Talland is a wild and lonely spot even in these crowded days: a hundred years ago, it was a place to be shunned by reason of devils, wraiths, and fearful apparitions, that (according to the country folk) haunted the neighbourhood. But these tricksy sprites found their match in the vicar of Talland for the time being, a noted devil-queller, and layer of gnomes, known far and wide as Parson Dodge, a cleric who never failed to exorcise the most malignant of demons; a clergyman before whom Satanus himself, to say nothing of his troops of fearful wild-fowl, was popularly believed to tremble and flee discomfited. Not only did Parson Dodge attend to the evil spirits of his own parish, he was constantly in requisition throughout the county, and, so workmanlike were his methods, I don’t believe there is an active devil of any importance in Cornwall at this day.

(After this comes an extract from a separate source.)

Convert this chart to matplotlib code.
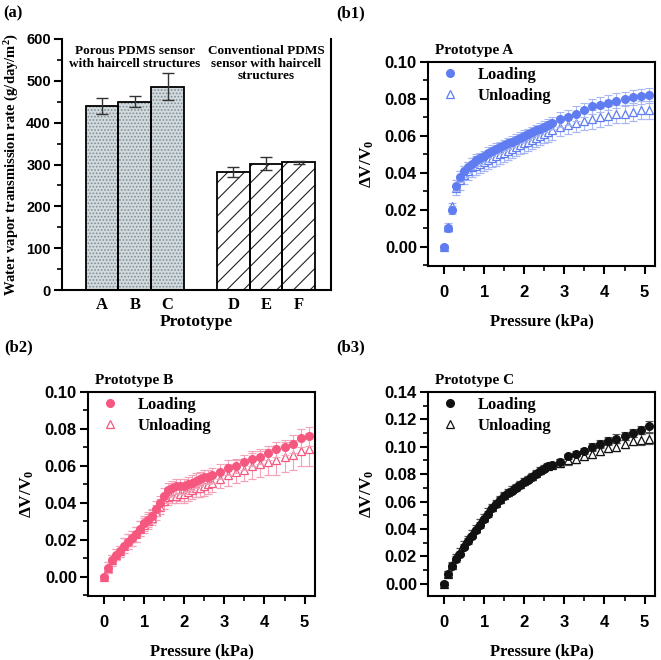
import matplotlib
matplotlib.use("Agg")
import matplotlib.pyplot as plt
from matplotlib.ticker import MultipleLocator, FormatStrFormatter
from matplotlib.lines import Line2D

plt.rcParams['hatch.linewidth'] = 0.8
plt.rcParams['mathtext.fontset'] = 'custom'
plt.rcParams['mathtext.rm'] = 'Liberation Serif:bold'
plt.rcParams['mathtext.bf'] = 'Liberation Serif:bold'
plt.rcParams['mathtext.it'] = 'Liberation Serif:bold'
SERIF = 'Liberation Serif'
SANS = 'Liberation Sans'

# ---------------- data: panel (a) ----------------
protos = ['A', 'B', 'C', 'D', 'E', 'F']
wvtr = [440, 450, 486, 283, 302, 305]
wvtr_err = [20, 13, 32, 12, 16, 4]
group1_text = "Porous PDMS sensor\nwith haircell structures"
group2_text = "Conventional PDMS\nsensor with haircell\nstructures"

# ---------------- data: panels (b) ----------------
pressure = [0.0, 0.1, 0.2, 0.3, 0.4, 0.5, 0.6, 0.7, 0.8, 0.9, 1.0, 1.1, 1.2, 1.3,
            1.4, 1.5, 1.6, 1.7, 1.8, 1.9, 2.0, 2.1, 2.2, 2.3, 2.4, 2.5, 2.6, 2.7,
            2.9, 3.1, 3.3, 3.5, 3.7, 3.9, 4.1, 4.3, 4.5, 4.7, 4.9, 5.1]

a_load = [0.000, 0.010, 0.020, 0.033, 0.038, 0.041, 0.043, 0.045, 0.047, 0.048,
          0.049, 0.051, 0.052, 0.053, 0.054, 0.055, 0.056, 0.057, 0.058, 0.059,
          0.060, 0.061, 0.062, 0.063, 0.064, 0.065, 0.066, 0.067,
          0.069, 0.070, 0.072, 0.074, 0.076, 0.077, 0.078, 0.079, 0.080, 0.081, 0.0815, 0.082]
a_unload = [0.000, 0.011, 0.022, 0.032, 0.036, 0.039, 0.041, 0.043, 0.044, 0.045,
            0.046, 0.047, 0.048, 0.049, 0.050, 0.051, 0.052, 0.053, 0.054, 0.055,
            0.056, 0.057, 0.058, 0.059, 0.060, 0.061, 0.062, 0.063,
            0.065, 0.066, 0.067, 0.068, 0.069, 0.070, 0.071, 0.072, 0.072, 0.073, 0.074, 0.074]
a_load_err = [0.001, 0.002, 0.002, 0.003, 0.003, 0.003, 0.003, 0.003, 0.003, 0.003,
              0.003, 0.003, 0.003, 0.003, 0.003, 0.003, 0.003, 0.003, 0.003, 0.003,
              0.003, 0.003, 0.003, 0.003, 0.003, 0.003, 0.003, 0.003,
              0.004, 0.004, 0.004, 0.004, 0.004, 0.004, 0.004, 0.004, 0.004, 0.004, 0.004, 0.004]
a_unload_err = [0.001, 0.002, 0.002, 0.004, 0.005, 0.005, 0.005, 0.005, 0.005, 0.005,
                0.005, 0.005, 0.005, 0.005, 0.005, 0.005, 0.005, 0.005, 0.005, 0.005,
                0.005, 0.005, 0.005, 0.005, 0.005, 0.005, 0.005, 0.005,
                0.005, 0.005, 0.005, 0.005, 0.005, 0.005, 0.005, 0.005, 0.005, 0.005, 0.005, 0.005]

b_load = [0.000, 0.005, 0.009, 0.012, 0.014, 0.017, 0.019, 0.021, 0.023, 0.026,
          0.029, 0.031, 0.033, 0.037, 0.040, 0.044, 0.047, 0.048, 0.049, 0.049,
          0.049, 0.050, 0.051, 0.052, 0.053, 0.054, 0.054, 0.055,
          0.057, 0.059, 0.060, 0.062, 0.064, 0.065, 0.067, 0.069, 0.070, 0.072, 0.075, 0.076]
b_unload = [0.000, 0.005, 0.009, 0.012, 0.014, 0.017, 0.019, 0.021, 0.023, 0.026,
            0.028, 0.030, 0.032, 0.035, 0.038, 0.041, 0.043, 0.044, 0.044, 0.045,
            0.045, 0.046, 0.047, 0.048, 0.048, 0.049, 0.050, 0.051,
            0.053, 0.055, 0.057, 0.058, 0.060, 0.061, 0.062, 0.063, 0.065, 0.066, 0.068, 0.069]
b_load_err = [0.001, 0.003, 0.003, 0.003, 0.003, 0.004, 0.004, 0.004, 0.004, 0.004,
              0.004, 0.004, 0.004, 0.004, 0.004, 0.004, 0.004, 0.004, 0.004, 0.004,
              0.004, 0.004, 0.004, 0.004, 0.004, 0.004, 0.004, 0.004,
              0.004, 0.004, 0.004, 0.004, 0.004, 0.004, 0.004, 0.004, 0.004, 0.005, 0.005, 0.005]
b_unload_err = [0.001, 0.003, 0.003, 0.003, 0.003, 0.004, 0.004, 0.004, 0.004, 0.004,
                0.004, 0.004, 0.004, 0.004, 0.004, 0.004, 0.004, 0.004, 0.004, 0.004,
                0.005, 0.005, 0.005, 0.005, 0.005, 0.005, 0.005, 0.005,
                0.005, 0.006, 0.006, 0.006, 0.007, 0.007, 0.007, 0.008, 0.008, 0.008, 0.008, 0.009]

c_load = [0.000, 0.007, 0.013, 0.018, 0.022, 0.027, 0.031, 0.035, 0.039, 0.043,
          0.047, 0.051, 0.055, 0.058, 0.061, 0.064, 0.066, 0.068, 0.070, 0.072,
          0.074, 0.076, 0.078, 0.080, 0.082, 0.084, 0.086, 0.087,
          0.089, 0.093, 0.095, 0.097, 0.100, 0.102, 0.104, 0.106, 0.108, 0.110, 0.112, 0.115]
c_unload = [0.000, 0.007, 0.014, 0.020, 0.024, 0.029, 0.033, 0.037, 0.041, 0.045,
            0.049, 0.053, 0.056, 0.059, 0.062, 0.065, 0.067, 0.069, 0.071, 0.073,
            0.075, 0.077, 0.079, 0.081, 0.083, 0.085, 0.086, 0.087,
            0.088, 0.090, 0.091, 0.093, 0.095, 0.097, 0.099, 0.100, 0.102, 0.104, 0.105, 0.106]
c_load_err = [0.001, 0.002, 0.002, 0.002, 0.002, 0.002, 0.002, 0.002, 0.002, 0.002,
              0.002, 0.002, 0.002, 0.002, 0.002, 0.002, 0.002, 0.002, 0.002, 0.002,
              0.002, 0.002, 0.002, 0.002, 0.002, 0.002, 0.002, 0.002,
              0.002, 0.002, 0.002, 0.002, 0.003, 0.003, 0.003, 0.003, 0.003, 0.003, 0.003, 0.004]
c_unload_err = [0.001, 0.002, 0.002, 0.002, 0.002, 0.002, 0.002, 0.002, 0.002, 0.002,
                0.002, 0.002, 0.002, 0.002, 0.002, 0.002, 0.002, 0.002, 0.002, 0.002,
                0.002, 0.002, 0.002, 0.002, 0.002, 0.002, 0.002, 0.002,
                0.003, 0.003, 0.003, 0.003, 0.003, 0.003, 0.003, 0.003, 0.003, 0.003, 0.004, 0.004]

W, H = 661, 660
fig = plt.figure(figsize=(W / 100, H / 100), dpi=100)


def px_axes(l, t, r, b):
    return fig.add_axes([l / W, 1 - b / H, (r - l) / W, (b - t) / H])


def style_ticks(ax, size):
    for sp in ax.spines.values():
        sp.set_linewidth(1.5)
    ax.tick_params(which='major', direction='out', length=6, width=1.5, pad=2)
    ax.tick_params(which='minor', direction='out', length=3.5, width=1.2)
    for lab in ax.get_xticklabels() + ax.get_yticklabels():
        lab.set_fontfamily(SANS)
        lab.set_fontweight('bold')
        lab.set_fontsize(size)


# ---------------- panel (a) ----------------
ax = px_axes(62, 39, 331, 290)
xpos = [1, 2, 3, 5, 6, 7]
grey_idx = [0, 1, 2]
hat_idx = [3, 4, 5]
ax.bar([xpos[i] for i in grey_idx], [wvtr[i] for i in grey_idx], width=1.0,
       facecolor='#d3dadd', edgecolor='#7d8e97', hatch='.....', linewidth=0, zorder=2)
ax.bar([xpos[i] for i in hat_idx], [wvtr[i] for i in hat_idx], width=1.0,
       facecolor='white', edgecolor='#222222', hatch='//', linewidth=0, zorder=2)
ax.bar(xpos, wvtr, width=1.0, facecolor='none', edgecolor='black', linewidth=1.3, zorder=3)
ax.errorbar(xpos, wvtr, yerr=wvtr_err, fmt='none', ecolor='#333333',
            elinewidth=1.0, capsize=4, capthick=1.0, zorder=4)
ax.set_xlim(-0.22, 7.98)
ax.set_ylim(0, 600)
ax.yaxis.set_major_locator(MultipleLocator(100))
ax.yaxis.set_minor_locator(MultipleLocator(50))
ax.set_xticks(xpos)
ax.set_xticklabels(protos)
ax.spines['top'].set_visible(False)
style_ticks(ax, 10.5)
ax.tick_params(axis='x', length=0, pad=5)
for lab in ax.get_xticklabels():
    lab.set_fontfamily(SERIF)
    lab.set_fontsize(12)
ax.set_xlabel('Prototype', fontfamily=SERIF, fontweight='bold', fontsize=12.5, labelpad=1)
ax.set_ylabel('Water vapor transmission rate (g/day/m$^2$)', fontfamily=SERIF,
              fontweight='bold', fontsize=10.5, labelpad=4)
ax.text(2, 585, group1_text, ha='center', va='top', fontfamily=SERIF,
        fontweight='bold', fontsize=9.5, linespacing=1.05)
ax.text(6, 585, group2_text, ha='center', va='top', fontfamily=SERIF,
        fontweight='bold', fontsize=9.5, linespacing=1.05)
fig.text(3 / W, 1 - 13 / H, '(a)', fontfamily=SERIF, fontweight='bold', fontsize=12, va='center')


# ---------------- panels (b) ----------------
def b_panel(box, load, load_err, unload, unload_err, color, ecolor, ylim, ymaj, ymin,
            title, label, label_xy):
    ax = px_axes(*box)
    ax.errorbar(pressure, unload, yerr=unload_err, fmt='^', mfc='white', mec=color,
                mew=0.9, ms=5.5, ecolor=ecolor, elinewidth=0.8, capsize=3, capthick=0.8,
                zorder=2)
    ax.errorbar(pressure, load, yerr=load_err, fmt='o', mfc=color, mec=color,
                ms=5.5, ecolor=ecolor, elinewidth=0.8, capsize=3, capthick=0.8,
                zorder=3)
    ax.set_xlim(-0.4, 5.26)
    ax.set_ylim(*ylim)
    ax.xaxis.set_major_locator(MultipleLocator(1))
    ax.xaxis.set_minor_locator(MultipleLocator(0.5))
    ax.yaxis.set_major_locator(MultipleLocator(ymaj))
    ax.yaxis.set_minor_locator(MultipleLocator(ymin))
    ax.yaxis.set_major_formatter(FormatStrFormatter('%.2f'))
    style_ticks(ax, 12)
    ax.tick_params(axis='x', which='major', pad=8)
    ax.set_xlabel('Pressure (kPa)', fontfamily=SERIF, fontweight='bold', fontsize=12, labelpad=9)
    ax.set_ylabel(r'$\Delta$V/V$_0$', fontfamily=SERIF, fontweight='bold', fontsize=12.5,
                  labelpad=6)
    ax.set_title(title, loc='left', fontfamily=SERIF, fontweight='bold', fontsize=11,
                 pad=6, x=0.03)
    handles = [Line2D([], [], ls='none', marker='o', mfc=color, mec=color, ms=5.5),
               Line2D([], [], ls='none', marker='^', mfc='white', mec=color, mew=0.9, ms=5.5)]
    ax.legend(handles, ['Loading', 'Unloading'], loc='upper left', frameon=False,
              prop={'family': SERIF, 'weight': 'bold', 'size': 12},
              handletextpad=0.9, borderaxespad=0.0, labelspacing=0.3,
              handlelength=1.5, borderpad=0.3, bbox_to_anchor=(0.02, 1.0))
    fig.text(label_xy[0] / W, 1 - label_xy[1] / H, label, fontfamily=SERIF,
             fontweight='bold', fontsize=12, va='center')
    return ax


b_panel((428, 62, 655, 266), a_load, a_load_err, a_unload, a_unload_err,
        '#5f7df0', '#a9b8f5', (-0.0103, 0.10), 0.02, 0.01, 'Prototype A', '(b1)', (336, 13))
b_panel((88, 392, 315, 596), b_load, b_load_err, b_unload, b_unload_err,
        '#f5577f', '#f3a3b8', (-0.0103, 0.10), 0.02, 0.01, 'Prototype B', '(b2)', (4, 347))
b_panel((428, 392, 655, 596), c_load, c_load_err, c_unload, c_unload_err,
        '#111111', '#555555', (-0.009, 0.14), 0.02, 0.01, 'Prototype C', '(b3)', (336, 347))

fig.savefig('out.png', dpi=100)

The vicarage was a spot to be approached with fear o’ nights, for it was reputed to be the resort of the parson’s familiars, who assembled there to do his bidding, and the place to which came baffled and unwilling imps to be finally exorcised. Whatever truth there may have been in these things, there can be little doubt, I fear, that Talland was the scene of many successful “runs” by smugglers, in which Parson Dodge took no inactive part. Supernatural spirits, it may shrewdly be surmised, were not the only ones in which that redoubtable minister was interested.
LV.
Our map made the road from here to Polperro look like two miles; imagine our joy therefore when, after climbing the steepest hill we have seen in these parts, and after walking about a mile, we became aware of the imminence of that fishing village (or, as Jonathan Couch would have said--town) by seeing the blue smoke from its unseen houses rising in a clearly defined bank from an abyssmal ravine into the calmness of the evening air. “This,” said the Wreck, “must be--the devil.” This emphatic and earnest ending to his sentence had no reference to Polperro, I hasten to add, except in so far as it was occasioned by Polperro stones, one of which had turned my luckless companion’s ankle almost to spraining point. After this we proceeded cautiously, for not only were stones large and loose withal, but they were plentiful as well, and the descending lane was of a preposterous steepness.
Country folks gave us good night as we passed them, and several women-artists we overtook, going home after the day’s daubing; then we ended our descent.